Extract only the first line of the listing and every line after it up to and including the one with "from matplotlib.patches import". Omit the pictures.
....
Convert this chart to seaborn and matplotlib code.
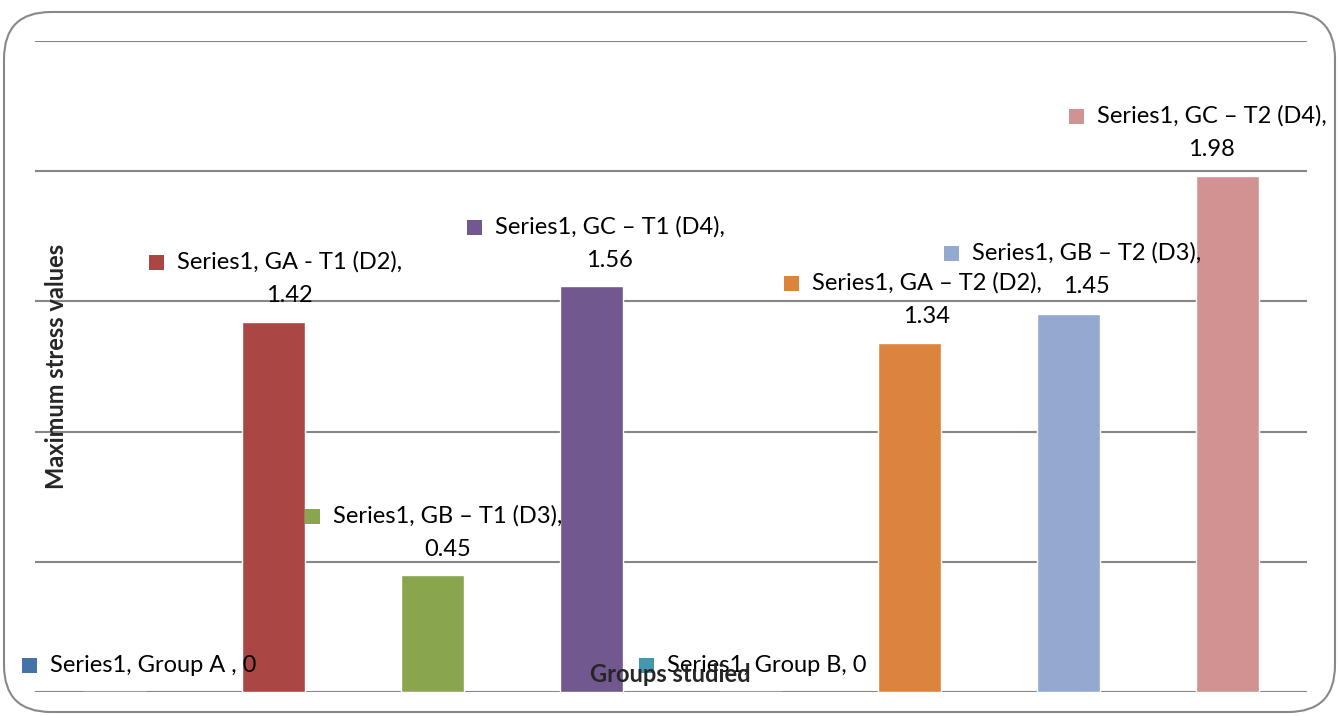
import matplotlib
matplotlib.use('Agg')
import matplotlib.pyplot as plt
import seaborn as sns
import pandas as pd
from matplotlib.patches import FancyBboxPatch, Rectangle

# data
groups = ['Group A ', 'GA - T1 (D2)', 'GB \u2013 T1 (D3)', 'GC \u2013 T1 (D4)',
          'Group B', 'GA \u2013 T2 (D2)', 'GB \u2013 T2 (D3)', 'GC \u2013 T2 (D4)']
stress = [0, 1.42, 0.45, 1.56, 0, 1.34, 1.45, 1.98]
colors = ['#4572A7', '#AA4643', '#89A54E', '#71588F',
          '#4198AF', '#DB843D', '#93A9CF', '#D19392']

df = pd.DataFrame({'group': groups, 'stress': stress})

W, H = 1339, 716
sns.set_style('white')
plt.rcParams['font.family'] = ['Lato', 'DejaVu Sans']

fig = plt.figure(figsize=(W / 100, H / 100), dpi=100)
ax = fig.add_axes([35 / W, 1 - 692 / H, (1307 - 35) / W, (692 - 41) / H])

sns.barplot(data=df, x='group', y='stress', hue='group', palette=colors,
            width=0.4, saturation=1, legend=False, ax=ax, zorder=2)
ax.set_ylim(0, 2.5)
ax.set_yticks([0, 0.5, 1.0, 1.5, 2.0, 2.5])
ax.yaxis.grid(True, color='#868686', linewidth=1.5, zorder=0)
ax.set_axisbelow(True)
ax.set_xticks([])
ax.set_yticklabels([])
ax.tick_params(left=False, bottom=False)
ax.set_xlabel('')
ax.set_ylabel('')
for s in ax.spines.values():
    s.set_visible(False)

# outer rounded border
fig.patches.append(FancyBboxPatch((4 / W, 4 / H), 1331 / W, 700 / H,
                                  boxstyle='round,pad=0,rounding_size=0.035',
                                  transform=fig.transFigure, fill=False,
                                  edgecolor='#888888', linewidth=1.5,
                                  mutation_aspect=W / H))

# data label layout (pixels): square left x, first text line y
label_pos = [(22, 665), (149, 262), (305, 516), (467, 227),
             (639, 665), (784, 283), (944, 253), (1069, 116)]

for (px, py), g, v, c in zip(label_pos, groups, stress, colors):
    fig.patches.append(Rectangle((px / W, (H - py - 7.5) / H), 15 / W, 15 / H,
                                 transform=fig.transFigure, facecolor=c,
                                 edgecolor='none'))
    if v == 0:
        txt = 'Series1, %s, 0' % g
        ty = py
    else:
        txt = 'Series1, %s,\n%.2f' % (g, v)
        ty = py + 16.5
    fig.text((px + 28) / W, 1 - ty / H, txt, ha='left', va='center',
             multialignment='center', fontsize=17, linespacing=1.75,
             color='black')

fig.text(57 / W, 1 - 366 / H, 'Maximum stress values', rotation=90,
         ha='center', va='center', fontsize=17, fontweight='bold')
fig.text(670 / W, 1 - 675 / H, 'Groups studied', ha='center', va='center',
         fontsize=17, fontweight='bold')

fig.savefig('out.png', dpi=100)
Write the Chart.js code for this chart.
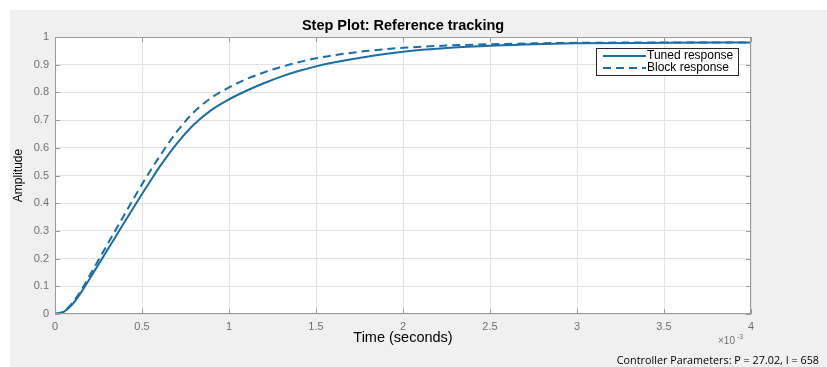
....
● **Solution for this exercise**:
Convert this chart to seaborn and matplotlib code.
import matplotlib
matplotlib.use('Agg')
import matplotlib.pyplot as plt
import seaborn as sns
import pandas as pd
from matplotlib.patches import FancyBboxPatch, Rectangle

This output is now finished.